Сохранился набросок, относящийся к лету 1883 года. Он сделан карандашом, на обороте рисунка к «Запискам из Мертвого дома» Достоевского.
Река. На носу лодки сидят девушка - Мария Ивановна Мартыновская - и молодой человек - сам Нестеров. Он держит девушку за руки и горячо ей что-то говорит. На корме гребет лодочник. Молодая женщина - по-видимому, сестра Марии Ивановны - прислушивается к разговору.
До летней встречи с Мартыновской в рисунках, эскизах, этюдах и картинах Нестерова отсутствует женский образ. Он возникает только в это уфимское лето.
Ольга Михайловна Шретер (урожд. Нестерова) пишет мне о своем отце и матери: «Изображал ее часто по моде того времени с тонкой талией, в шляпе корзиночкой. В одном из писем он пишет, что, по словам его родных, «она приворожила его». Но чем? Красоты в обычном, трафаретном смысле в ней не было.
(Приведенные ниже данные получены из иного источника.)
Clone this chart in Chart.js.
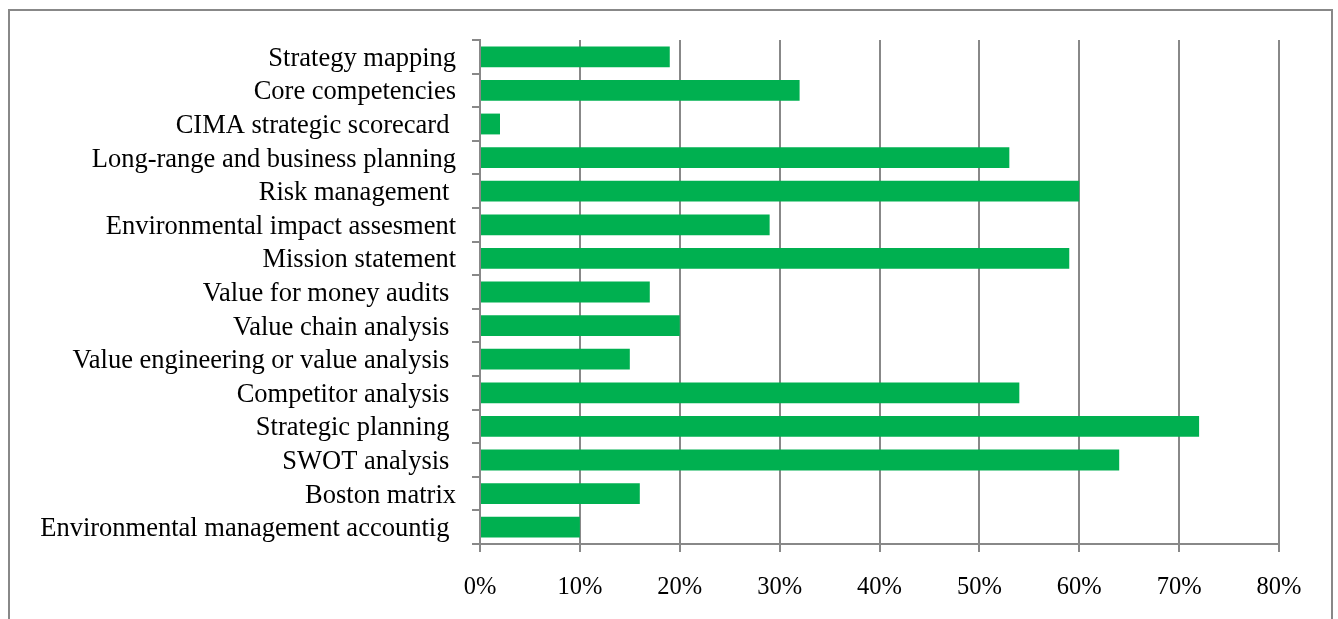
<!DOCTYPE html>
<html lang="en">
<head>
    <title>Strategic management accounting techniques</title>
    <meta charset="utf-8">
    <script src="https://cdn.jsdelivr.net/npm/chart.js@4.4.1/dist/chart.umd.min.js"></script>
    <style>
        body { margin: 0; background: #fff; }
        .frame {
            position: absolute;
            left: 8px;
            top: 9px;
            width: 1321px;
            height: 700px;
            border: 2px solid #888;
        }
        #techniques { position: absolute; left: 0; top: 0; }
    </style>
</head>
<body>
<div class="frame"></div>
<canvas id="techniques" width="1338" height="619"></canvas>

<script>
    // techniques, top to bottom
    const techniques = [
        'Strategy mapping',
        'Core competencies',
        'CIMA strategic scorecard ',
        'Long-range and business planning',
        'Risk management ',
        'Environmental impact assesment',
        'Mission statement',
        'Value for money audits ',
        'Value chain analysis ',
        'Value engineering or value analysis ',
        'Competitor analysis ',
        'Strategic planning ',
        'SWOT analysis ',
        'Boston matrix',
        'Environmental management accountig '
    ];
    // share of respondents using each technique (%)
    const usage = [19, 32, 2, 53, 60, 29, 59, 17, 20, 15, 54, 72, 64, 16, 10];
    const xTicks = [0, 10, 20, 30, 40, 50, 60, 70, 80];

    const lineGray = '#888888';
    const serif = "'Liberation Serif', 'Times New Roman', serif";

    const ctx = document.getElementById('techniques').getContext('2d');
    new Chart(ctx, {
        type: 'bar',
        data: {
            labels: techniques,
            datasets: [{
                data: usage,
                backgroundColor: '#00B050',
                borderWidth: 0,
                barPercentage: 0.62,
                categoryPercentage: 1.0
            }]
        },
        options: {
            indexAxis: 'y',
            responsive: false,
            animation: false,
            layout: { padding: { top: 40, right: 59, left: 0, bottom: 0 } },
            plugins: {
                legend: { display: false },
                tooltip: { enabled: false }
            },
            scales: {
                x: {
                    min: 0,
                    max: 80,
                    afterBuildTicks: (axis) => {
                        axis.ticks = xTicks.map(v => ({ value: v }));
                    },
                    afterFit: (axis) => { axis.height = 75; },
                    grid: {
                        color: lineGray,
                        lineWidth: 2,
                        drawTicks: true,
                        tickLength: 8
                    },
                    border: { color: lineGray, width: 2 },
                    ticks: {
                        color: '#000',
                        padding: 21,
                        maxRotation: 0,
                        font: { family: serif, size: 24.5 },
                        callback: (v) => v + '%'
                    }
                },
                y: {
                    afterFit: (axis) => { axis.width = 480; },
                    grid: {
                        offset: true,
                        drawOnChartArea: false,
                        drawTicks: true,
                        tickLength: 8,
                        color: lineGray,
                        lineWidth: 2
                    },
                    border: { color: lineGray, width: 2 },
                    ticks: {
                        color: '#000',
                        padding: 16,
                        labelOffset: 2,
                        autoSkip: false,
                        font: { family: serif, size: 26.5 }
                    }
                }
            }
        }
    });
</script>
</body>
</html>
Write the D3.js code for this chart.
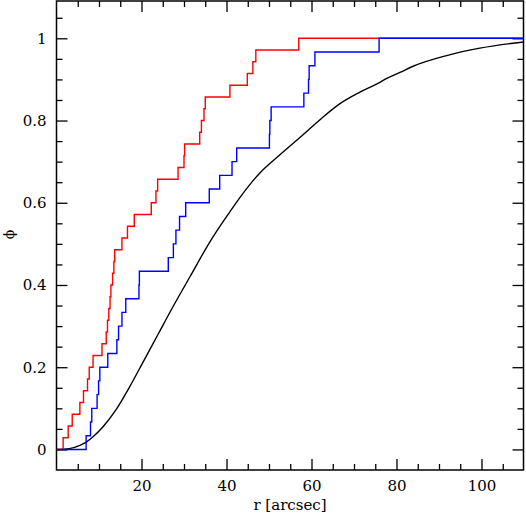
<!DOCTYPE html>
<html>
<head>
<meta charset="utf-8">
<script src="https://cdn.jsdelivr.net/npm/d3@7"></script>
<style>
  html, body { margin: 0; padding: 0; background: #fff; }
  svg { display: block; }
  text { font-family: "DejaVu Serif", serif; fill: #000; }
</style>
</head>
<body>
<svg id="chart" width="526" height="514"></svg>
<script>
// ---- data ----
// red sample: sorted radii (arcsec), N = 35
const redR = [1.56, 2.75, 3.7, 5.5, 6.35, 7.3, 7.7, 8.6, 10.7, 11.7,
              12.0, 12.3, 12.6, 12.8, 13.2, 13.5, 13.7, 15.4, 16.7, 18.3,
              22.3, 23.4, 23.8, 28.6, 30.0, 30.15, 33.7, 34.1, 34.7, 35.0,
              40.8, 44.9, 46.2, 46.9, 57.0];
// blue sample: sorted radii (arcsec), N = 30
const blueR = [6.97, 8.0, 8.3, 9.55, 9.9, 10.2, 12.07, 14.2, 14.6, 15.4,
               16.3, 19.4, 19.5, 26.3, 27.5, 28.1, 28.95, 30.4, 35.95, 38.4,
               41.3, 42.4, 50.1, 50.2, 50.5, 58.2, 59.3, 59.45, 60.8, 75.9];
// black model curve
const modelR   = [0, 3, 5.5, 7, 8.6, 11, 14.1, 17.2, 20.4, 24, 27.4, 31.4, 36.1, 40.8, 43.1,
                  47.8, 52.5, 57.2, 62, 66.7, 71.4, 76.1, 77.6, 80.8, 83.9, 91.8, 99.6, 107.4, 110];
const modelPhi = [0, 0.002, 0.01, 0.018, 0.031, 0.056, 0.098, 0.152, 0.213, 0.282, 0.347, 0.42, 0.505, 0.578, 0.612,
                  0.672, 0.716, 0.758, 0.802, 0.841, 0.869, 0.893, 0.902, 0.917, 0.932, 0.958, 0.976, 0.988, 0.991];

const xMajorTicks = [20, 40, 60, 80, 100];
const xTickLabels = ["20", "40", "60", "80", "100"];
const yMajorTicks = [0, 0.2, 0.4, 0.6, 0.8, 1];
const yTickLabels = ["0", "0.2", "0.4", "0.6", "0.8", "1"];
const xLabel = "r [arcsec]";
const yLabel = "\u03D5";

// ---- layout ----
const svg = d3.select("#chart");
const L = 56.5, R = 523.5, T = 1, B = 470;
const x = d3.scaleLinear().domain([0, 110]).range([L, L + 110 * 4.25]);
const y = d3.scaleLinear().domain([-0.05, 1.09]).range([B, T + 0.3]);

const xMinor = d3.range(0, 111, 5).filter(v => v > 0 && v < 110 && v % 20 !== 0);
const yMinor = d3.range(-1, 22).map(i => +(i * 0.05).toFixed(2)).filter(v => v > -0.05 && v < 1.09 && !yMajorTicks.includes(v));

function styleAxis(g) {
  g.select(".domain").remove();
  g.selectAll(".tick line").attr("stroke", "#000").attr("stroke-width", 1.3);
  g.selectAll(".tick text").style("font-family", "DejaVu Serif, serif").style("font-size", "15px").attr("fill", "#000");
}

// bottom
svg.append("g").attr("transform", `translate(0,${B})`)
  .call(d3.axisBottom(x).tickValues(xMajorTicks).tickSize(-11).tickPadding(10)
    .tickFormat((d, i) => xTickLabels[i])).call(styleAxis);
svg.append("g").attr("transform", `translate(0,${B})`)
  .call(d3.axisBottom(x).tickValues(xMinor).tickSize(-6).tickFormat("")).call(styleAxis);
// top
svg.append("g").attr("transform", `translate(0,${T})`)
  .call(d3.axisTop(x).tickValues(xMajorTicks).tickSize(-11).tickFormat("")).call(styleAxis);
svg.append("g").attr("transform", `translate(0,${T})`)
  .call(d3.axisTop(x).tickValues(xMinor).tickSize(-6).tickFormat("")).call(styleAxis);
// left
svg.append("g").attr("transform", `translate(${L},0)`)
  .call(d3.axisLeft(y).tickValues(yMajorTicks).tickSize(-11).tickPadding(10)
    .tickFormat((d, i) => yTickLabels[i])).call(styleAxis);
svg.append("g").attr("transform", `translate(${L},0)`)
  .call(d3.axisLeft(y).tickValues(yMinor).tickSize(-6).tickFormat("")).call(styleAxis);
// right
svg.append("g").attr("transform", `translate(${R},0)`)
  .call(d3.axisRight(y).tickValues(yMajorTicks).tickSize(-11).tickFormat("")).call(styleAxis);
svg.append("g").attr("transform", `translate(${R},0)`)
  .call(d3.axisRight(y).tickValues(yMinor).tickSize(-6).tickFormat("")).call(styleAxis);

// frame
svg.append("rect").attr("x", L).attr("y", T).attr("width", R - L).attr("height", B - T)
  .attr("fill", "none").attr("stroke", "#000").attr("stroke-width", 1.5);

// ---- curves ----
const clip = svg.append("clipPath").attr("id", "clip").append("rect")
  .attr("x", L).attr("y", T).attr("width", R - L).attr("height", B - T);
const plot = svg.append("g").attr("clip-path", "url(#clip)");

function ecdf(arr) {
  const n = arr.length;
  const pts = [[0, 0]];
  arr.forEach((r, i) => pts.push([r, (i + 1) / n]));
  pts.push([110, 1]);
  return pts;
}
const stepLine = d3.line().x(d => x(d[0])).y(d => y(d[1])).curve(d3.curveStepAfter);

const model = modelR.map((r, i) => [r, modelPhi[i]]);
plot.append("path").attr("d", d3.line().x(d => x(d[0])).y(d => y(d[1])).curve(d3.curveMonotoneX)(model))
  .attr("fill", "none").attr("stroke", "#000").attr("stroke-width", 1.4);

plot.append("path").attr("d", stepLine(ecdf(redR)))
  .attr("fill", "none").attr("stroke", "#ff0000").attr("stroke-width", 1.4);
plot.append("path").attr("d", stepLine(ecdf(blueR)))
  .attr("fill", "none").attr("stroke", "#0000ff").attr("stroke-width", 1.4);

// ---- labels ----
svg.append("text").attr("x", (L + R) / 2).attr("y", 510).attr("text-anchor", "middle")
  .style("font-size", "15px").text(xLabel);
svg.append("text").attr("transform", `translate(9,${(T + B) / 2 - 1}) rotate(-90)`)
  .attr("text-anchor", "middle").attr("dy", "0.35em").style("font-size", "14px").text(yLabel);
</script>
</body>
</html>
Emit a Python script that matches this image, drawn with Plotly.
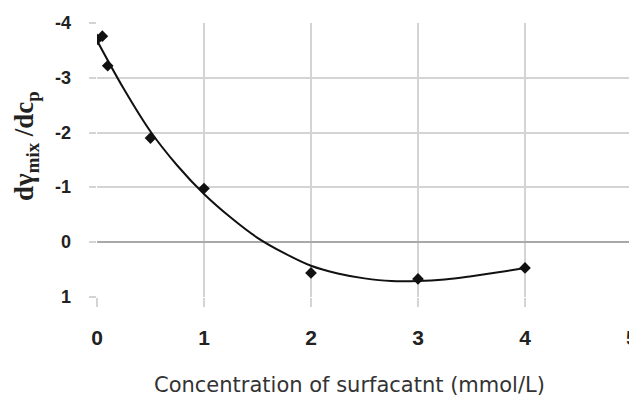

Была лишь неуловимая прелесть, природная оригинальность (как говорил отец) и удивительная женственность, так привлекавшая не только отца, но и всех знавших ее».
Молодому художнику хотелось уловить это «лица не общее выраженье» любимой девушки.
«7 июня 1883 года» (собственноручная пометка) Нестеров зарисовал Марию Ивановну Мартыновскую в виде девушки, идущей с палкою в руке, и сам надписал на рисунке (он сделан карандашом и тронут белилами): «Богомолка».
Почему ему пришло на мысль изобразить любимую девушку в виде одной из тех юных богомолок, которые в старые годы с упованием в сердце шли по обителям вымаливать себе счастливую долю, столь малодоступную русской женщине, и часто, не найдя этой доли, навсегда оставались в этих обителях? Не потому ли, что через черты любимой девушки Нестеров впервые начал всматриваться в лицо русской женщины, носящее на себе следы уготованных ей жизнью многих скорбей и редких радостей?
На расставанье, перед отъездом в Москву, Нестеров подарил М.И.Мартыновской свой рисунок, озаглавив его «Вспышка у домашнего очага (сцена из мелкочиновничьей петербургской жизни)».